### WHAT IS NEEDED
Transcribe the material in full. Nothing should differ except that the pictures are left out.
———
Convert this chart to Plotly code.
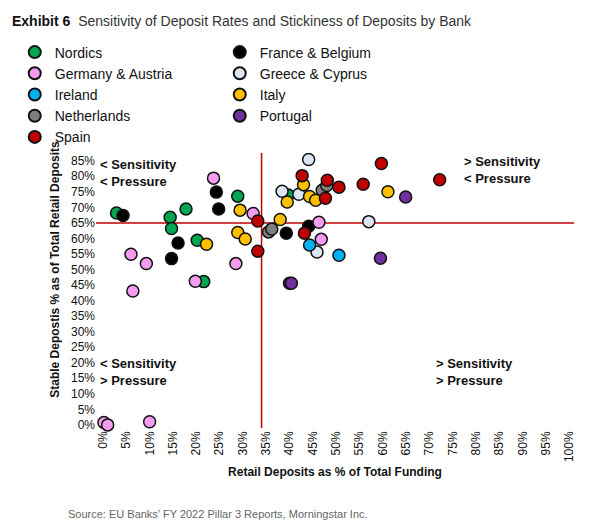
import plotly.graph_objects as go

groups = ['Nordics', 'France & Belgium', 'Germany & Austria', 'Greece & Cyprus', 'Ireland',
          'Italy', 'Netherlands', 'Portugal', 'Spain']
colors = ['#00a650', '#000000', '#f59cf0', '#dce6f2', '#00b0f0', '#ffc000', '#7f7f7f', '#7030a0', '#c00000']

# retail deposits % of funding (x), stable deposits % (y)
x_vals = {
    'Nordics': [2.9, 17.8, 14.4, 14.7, 20.2, 21.6, 28.9, 39.7],
    'France & Belgium': [4.3, 24.3, 24.8, 16.1, 14.7, 39.3, 44.1],
    'Germany & Austria': [11.6, 23.7, 6.0, 9.3, 28.5, 19.8, 6.4, 32.2, 46.3, 46.8, 0.2, 1.0, 10.0],
    'Greece & Cyprus': [44.1, 38.4, 42.0, 45.9, 57.0],
    'Ireland': [44.3, 50.6],
    'Italy': [29.4, 28.9, 30.5, 22.2, 43.0, 61.1, 44.3, 45.6, 39.5, 38.0],
    'Netherlands': [35.5, 36.2, 47.0, 48.0],
    'Portugal': [64.9, 59.5, 40.0, 40.4],
    'Spain': [33.2, 33.2, 59.7, 42.7, 48.1, 50.6, 55.8, 72.2, 47.7, 43.2],
}
y_vals = {
    'Nordics': [68.2, 69.5, 66.8, 63.2, 59.4, 46.1, 73.6, 74.0],
    'France & Belgium': [67.4, 74.9, 69.5, 58.5, 53.5, 61.7, 63.9],
    'Germany & Austria': [92.3, 79.4, 54.9, 51.9, 51.9, 46.2, 43.1, 68.0, 65.2, 59.7, 0.8, 0.0, 1.0],
    'Greece & Cyprus': [85.4, 75.2, 74.2, 55.6, 65.4],
    'Ireland': [57.9, 54.6],
    'Italy': [69.1, 61.9, 59.8, 58.1, 77.3, 75.0, 73.5, 72.3, 71.7, 66.1],
    'Netherlands': [62.1, 63.0, 75.5, 77.0],
    'Portugal': [73.3, 53.6, 45.6, 45.6],
    'Spain': [65.6, 55.9, 84.1, 80.2, 78.7, 76.5, 77.4, 78.9, 72.9, 61.7],
}
ticks = list(range(0, 101, 5))
tick_text = [f'{t}%' for t in ticks]

fig = go.Figure()
for g, c in zip(groups, colors):
    fig.add_trace(go.Scatter(x=x_vals[g], y=y_vals[g], mode='markers', name=g, cliponaxis=False,
                             marker=dict(size=12, color=c, line=dict(color='#111', width=1.5))))

fig.add_shape(type='line', x0=34, x1=34, y0=-1, y1=101, line=dict(color='#c00000', width=1.5), layer='below')
fig.add_shape(type='line', x0=-1.5, x1=101, y0=65, y1=65, line=dict(color='#c00000', width=1.5), layer='below')

quad = [(-1, 81, '< Sensitivity<br>< Pressure'), (77, 82, '> Sensitivity<br>< Pressure'),
        (-1, 17, '< Sensitivity<br>> Pressure'), (71, 17, '> Sensitivity<br>> Pressure')]
for qx, qy, txt in quad:
    fig.add_annotation(x=qx, y=qy, text=f'<b>{txt}</b>', showarrow=False, xanchor='left', align='left',
                       font=dict(size=13, color='#111'))

fig.add_annotation(x=0, y=1, xref='paper', yref='paper', xanchor='left', yanchor='top', showarrow=False, xshift=-86, yshift=100,
                   text='<b>Exhibit 6</b>  <span style="color:#333">Sensitivity of Deposit Rates and Stickiness of Deposits by Bank</span>',
                   font=dict(size=14, color='#111'))
fig.add_annotation(x=0, y=0, xref='paper', yref='paper', xanchor='left', yanchor='top', showarrow=False, xshift=-30, yshift=-78,
                   text='Source: EU Banks\u2019 FY 2022 Pillar 3 Reports, Morningstar Inc.',
                   font=dict(size=11, color='#666'))

fig.update_layout(
    width=594, height=526, plot_bgcolor='white', paper_bgcolor='white',
    margin=dict(l=88, r=28, t=103, b=106, autoexpand=False),
    font=dict(family='Liberation Sans', color='#111'),
    showlegend=True,
    legend=dict(orientation='h', x=-0.17, y=1.235, xanchor='left', yanchor='top', entrywidth=160,
                font=dict(size=14), itemsizing='constant', tracegroupgap=0, itemwidth=30),
    xaxis=dict(range=[-1.5, 101], tickvals=ticks, ticktext=tick_text, tickangle=-90, showgrid=False,
               zeroline=False, showline=False, tickfont=dict(size=12),
               title=dict(text='<b>Retail Deposits as % of Total Funding</b>', font=dict(size=12), standoff=6)),
    yaxis=dict(range=[-1, 101], tickvals=ticks, ticktext=tick_text, showgrid=False, zeroline=False,
               showline=False, tickfont=dict(size=12),
               title=dict(text='<b>Stable Depostis % as of Total Retail Deposits</b>', font=dict(size=12), standoff=2)),
)
fig.write_html('out.html')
———
### FINAL RESULT
Convert this chart to Plotly code.
import plotly.graph_objects as go

groups = ['Nordics', 'France & Belgium', 'Germany & Austria', 'Greece & Cyprus', 'Ireland',
          'Italy', 'Netherlands', 'Portugal', 'Spain']
colors = ['#00a650', '#000000', '#f59cf0', '#dce6f2', '#00b0f0', '#ffc000', '#7f7f7f', '#7030a0', '#c00000']

# retail deposits % of funding (x), stable deposits % (y)
x_vals = {
    'Nordics': [2.9, 17.8, 14.4, 14.7, 20.2, 21.6, 28.9, 39.7],
    'France & Belgium': [4.3, 24.3, 24.8, 16.1, 14.7, 39.3, 44.1],
    'Germany & Austria': [11.6, 23.7, 6.0, 9.3, 28.5, 19.8, 6.4, 32.2, 46.3, 46.8, 0.2, 1.0, 10.0],
    'Greece & Cyprus': [44.1, 38.4, 42.0, 45.9, 57.0],
    'Ireland': [44.3, 50.6],
    'Italy': [29.4, 28.9, 30.5, 22.2, 43.0, 61.1, 44.3, 45.6, 39.5, 38.0],
    'Netherlands': [35.5, 36.2, 47.0, 48.0],
    'Portugal': [64.9, 59.5, 40.0, 40.4],
    'Spain': [33.2, 33.2, 59.7, 42.7, 48.1, 50.6, 55.8, 72.2, 47.7, 43.2],
}
y_vals = {
    'Nordics': [68.2, 69.5, 66.8, 63.2, 59.4, 46.1, 73.6, 74.0],
    'France & Belgium': [67.4, 74.9, 69.5, 58.5, 53.5, 61.7, 63.9],
    'Germany & Austria': [92.3, 79.4, 54.9, 51.9, 51.9, 46.2, 43.1, 68.0, 65.2, 59.7, 0.8, 0.0, 1.0],
    'Greece & Cyprus': [85.4, 75.2, 74.2, 55.6, 65.4],
    'Ireland': [57.9, 54.6],
    'Italy': [69.1, 61.9, 59.8, 58.1, 77.3, 75.0, 73.5, 72.3, 71.7, 66.1],
    'Netherlands': [62.1, 63.0, 75.5, 77.0],
    'Portugal': [73.3, 53.6, 45.6, 45.6],
    'Spain': [65.6, 55.9, 84.1, 80.2, 78.7, 76.5, 77.4, 78.9, 72.9, 61.7],
}
ticks = list(range(0, 101, 5))
tick_text = [f'{t}%' for t in ticks]

fig = go.Figure()
for g, c in zip(groups, colors):
    fig.add_trace(go.Scatter(x=x_vals[g], y=y_vals[g], mode='markers', name=g, cliponaxis=False,
                             marker=dict(size=12, color=c, line=dict(color='#111', width=1.5))))

fig.add_shape(type='line', x0=34, x1=34, y0=-1, y1=101, line=dict(color='#c00000', width=1.5), layer='below')
fig.add_shape(type='line', x0=-1.5, x1=101, y0=65, y1=65, line=dict(color='#c00000', width=1.5), layer='below')

quad = [(-1, 81, '< Sensitivity<br>< Pressure'), (77, 82, '> Sensitivity<br>< Pressure'),
        (-1, 17, '< Sensitivity<br>> Pressure'), (71, 17, '> Sensitivity<br>> Pressure')]
for qx, qy, txt in quad:
    fig.add_annotation(x=qx, y=qy, text=f'<b>{txt}</b>', showarrow=False, xanchor='left', align='left',
                       font=dict(size=13, color='#111'))

fig.add_annotation(x=0, y=1, xref='paper', yref='paper', xanchor='left', yanchor='top', showarrow=False, xshift=-86, yshift=100,
                   text='<b>Exhibit 6</b>  <span style="color:#333">Sensitivity of Deposit Rates and Stickiness of Deposits by Bank</span>',
                   font=dict(size=14, color='#111'))
fig.add_annotation(x=0, y=0, xref='paper', yref='paper', xanchor='left', yanchor='top', showarrow=False, xshift=-30, yshift=-78,
                   text='Source: EU Banks\u2019 FY 2022 Pillar 3 Reports, Morningstar Inc.',
                   font=dict(size=11, color='#666'))

fig.update_layout(
    width=594, height=526, plot_bgcolor='white', paper_bgcolor='white',
    margin=dict(l=88, r=28, t=103, b=106, autoexpand=False),
    font=dict(family='Liberation Sans', color='#111'),
    showlegend=True,
    legend=dict(orientation='h', x=-0.17, y=1.235, xanchor='left', yanchor='top', entrywidth=160,
                font=dict(size=14), itemsizing='constant', tracegroupgap=0, itemwidth=30),
    xaxis=dict(range=[-1.5, 101], tickvals=ticks, ticktext=tick_text, tickangle=-90, showgrid=False,
               zeroline=False, showline=False, tickfont=dict(size=12),
               title=dict(text='<b>Retail Deposits as % of Total Funding</b>', font=dict(size=12), standoff=6)),
    yaxis=dict(range=[-1, 101], tickvals=ticks, ticktext=tick_text, showgrid=False, zeroline=False,
               showline=False, tickfont=dict(size=12),
               title=dict(text='<b>Stable Depostis % as of Total Retail Deposits</b>', font=dict(size=12), standoff=2)),
)
fig.write_html('out.html')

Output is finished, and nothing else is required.